Relatywna słabość rynku terminowego jest interesująca. Przez część uczestników rynku jest odbierana jako powątpiewanie w dalszą zwyżkę, a przez innych jako wyraz oczywistej gry polegającej na podciąganiu rynku kasowego w celu skracania pozycji na rynku terminowym. Druga wersja mi się nie podoba, bo pachnie teorią spiskową. Czy zatem mamy do czynienia faktycznie z powątpiewaniem z sukces byków w okolicy 2500 pkt?
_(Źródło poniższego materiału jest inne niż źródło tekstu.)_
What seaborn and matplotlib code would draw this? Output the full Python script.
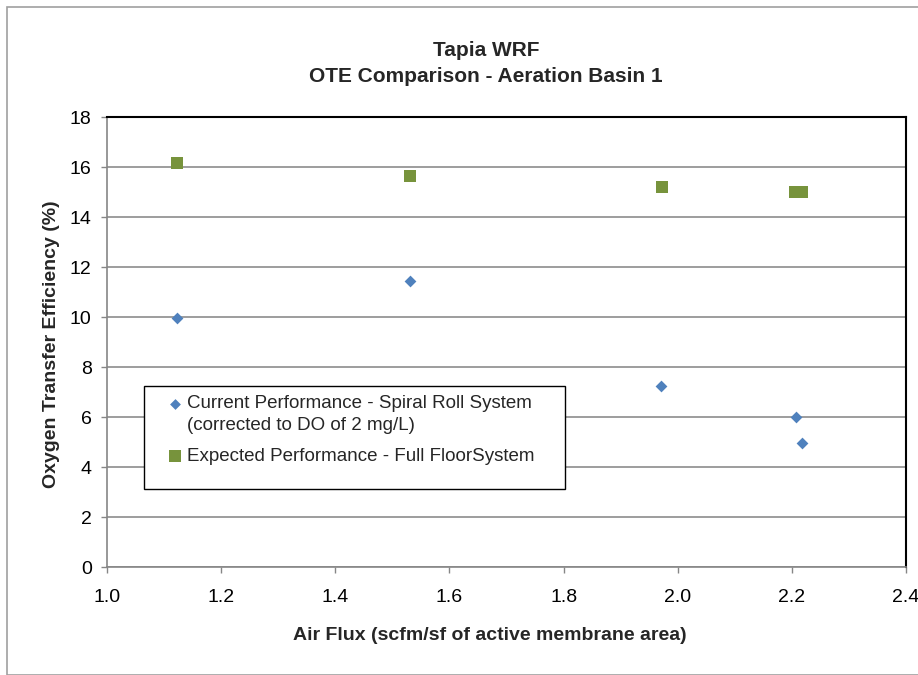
import matplotlib
matplotlib.use("Agg")
import matplotlib.pyplot as plt
import seaborn as sns
import pandas as pd
import numpy as np
from matplotlib.patches import Rectangle

# Data
current_x = [1.122, 1.531, 1.970, 2.208, 2.217]
current_y = [9.95, 11.44, 7.23, 6.02, 4.95]
expected_x = [1.122, 1.531, 1.972, 2.205, 2.217]
expected_y = [16.15, 15.64, 15.19, 15.0, 15.0]
series_names = ["Current Performance - Spiral Roll System\n(corrected to DO of 2 mg/L)",
                "Expected Performance - Full FloorSystem"]
x_ticks = [1.0, 1.2, 1.4, 1.6, 1.8, 2.0, 2.2, 2.4]
y_ticks = [0, 2, 4, 6, 8, 10, 12, 14, 16, 18]

sns.set_theme(style="white")
plt.rcParams['font.family'] = ['Liberation Sans', 'DejaVu Sans']

W, H = 918, 675
fig = plt.figure(figsize=(W/100, H/100), dpi=100)
ax = fig.add_axes([107/W, 1-567/H, (906-107)/W, (567-117)/H])

df_c = pd.DataFrame({"x": current_x, "y": current_y})
df_e = pd.DataFrame({"x": expected_x, "y": expected_y})

sns.scatterplot(data=df_c, x="x", y="y", marker="D", s=36, color="#4F81BD",
                edgecolor="#4F81BD", linewidth=0, ax=ax, label=series_names[0], zorder=3)
sns.scatterplot(data=df_e, x="x", y="y", marker="s", s=68, color="#77933C",
                edgecolor="#77933C", linewidth=0, ax=ax, label=series_names[1], zorder=3)

ax.set_xlim(1.0, 2.4)
ax.set_ylim(0, 18)
ax.set_xticks(x_ticks)
ax.set_xticklabels([f"{v:.1f}" for v in x_ticks])
ax.set_yticks(y_ticks)
ax.set_yticklabels([str(v) for v in y_ticks])
ax.yaxis.grid(True, color="#8C8C8C", linewidth=1.2)
ax.set_axisbelow(True)

for s in ["left", "bottom"]:
    ax.spines[s].set_color("#868686")
    ax.spines[s].set_linewidth(1.2)
for s in ["top", "right"]:
    ax.spines[s].set_color("#000000")
    ax.spines[s].set_linewidth(1.5)

ax.tick_params(axis="both", which="both", length=4, width=1, color="#868686",
               direction="out", labelsize=14, labelcolor="#000000")
ax.tick_params(axis="x", pad=12)
ax.tick_params(axis="y", pad=7)
ax.tick_params(bottom=True, left=True)

ax.set_xlabel("Air Flux (scfm/sf of active membrane area)", fontsize=14,
              fontweight="bold", va="center")
ax.set_ylabel("Oxygen Transfer Efficiency (%)", fontsize=14,
              fontweight="bold", va="center")
ax.xaxis.set_label_coords((490-107)/799, (567-636)/450)
ax.yaxis.set_label_coords((51-107)/799, (567-344)/450)

fig.text(486/W, 1-51/H, "Tapia WRF", ha="center", va="center",
         fontsize=15, fontweight="bold")
fig.text(486/W, 1-76/H, "OTE Comparison - Aeration Basin 1", ha="center",
         va="center", fontsize=15, fontweight="bold")

# legend box
box = Rectangle((144/W, 1-489/H), 421/W, 103/H, transform=fig.transFigure,
                facecolor="white", edgecolor="#000000", linewidth=1.0,
                zorder=4, clip_on=False)
ax.add_patch(box)

leg = ax.legend(loc="upper left", bbox_to_anchor=(167/W, 1-395/H),
                bbox_transform=fig.transFigure,
                frameon=False, fontsize=13.5, handletextpad=0.15,
                handlelength=0.9, borderpad=0, labelspacing=0.75,
                borderaxespad=0)
leg.set_zorder(5)
for t in leg.get_texts():
    t.set_linespacing(1.4)
handles = getattr(leg, "legend_handles", None) or leg.legendHandles
for i, (h, sz) in enumerate(zip(handles, [5.5, 8.5])):
    shift = 8.5 if i == 0 else 0.0
    if hasattr(h, "set_sizes"):
        h.set_sizes([sz**2])
        off = np.asarray(h.get_offsets(), dtype=float).copy()
        off[:, 1] += shift
        h.set_offsets(off)
    elif hasattr(h, "set_markersize"):
        h.set_markersize(sz)
        h.set_ydata(np.asarray(h.get_ydata(), dtype=float) + shift)

fig.patches.append(Rectangle((7/W, 0), 1, 1-7/H, transform=fig.transFigure,
                             fill=False, edgecolor="#A0A0A0", linewidth=1.2))

fig.savefig("out.png", dpi=100)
Trzeba przyznać, że popyt w ciągu ostatniego miesiąca nie był zbyt przekonujący. Zwyżki na małych obrotach i cofnięcia cen na sesjach z większym obrotem sugerują kiepską kondycję kupujących i kontrolę rynku przez podaż. Nie zmienia to faktu, że ceny podeszły w okolice maksimów trendu, a więc albo podaż chce doprowadzić do wybicia i skorzystania ze związanego z tym optymizmu, albo po prostu podaż jest najzwyczajniej w świecie za słaba. Ja tego nie wiem. Wiem jednak, że wspólne oczekiwanie na spadki do nich nie prowadzi. Z tego względu wydaje mi się, że jest szansa wybicia nad poziom szczytu na 2517 pkt. W tym tygodniu zabrakło 1 pkt, ale w przyszłym może być pod tym względem lepiej. Wtedy obie strony będą musiały odsłonić karty.

Na razie kształt wykresu daje przewagę popytowi. Czego by nie mówić, mamy do czynienia z powrotem do rekordów. Nowe są nadal na wyciągnięcie ręki. Wprawdzie były już w piątek, a mimo to sytuacja ta nie została wykorzystana, ale i podaż nie była szczególnie aktywna. Rynek postanowił czekać i nadal nie wiadomo, co z tego wyniknie.

Atak jest prawdopodobny i nadal na niego liczę, ale naturalnie rynek może pójść swoją drogą. Jeśli ceny teraz zaczną słabnąć, to pojawi się dyskusja, czy to tylko chwilowe osłabienie, czy też poważniejszy ruch. Odpowiedź poznamy pośrednio po zachowaniu cen względem kluczowych wsparć. Pierwsze znajduje się w okolicy 2400 pkt. Przełamanie tego poziomu sprawi, że wątpliwości co do szans ataku na rekord staną się bardziej uzasadnione. Spadek pod 2370 pkt może oznaczać poważniejszą przecenę.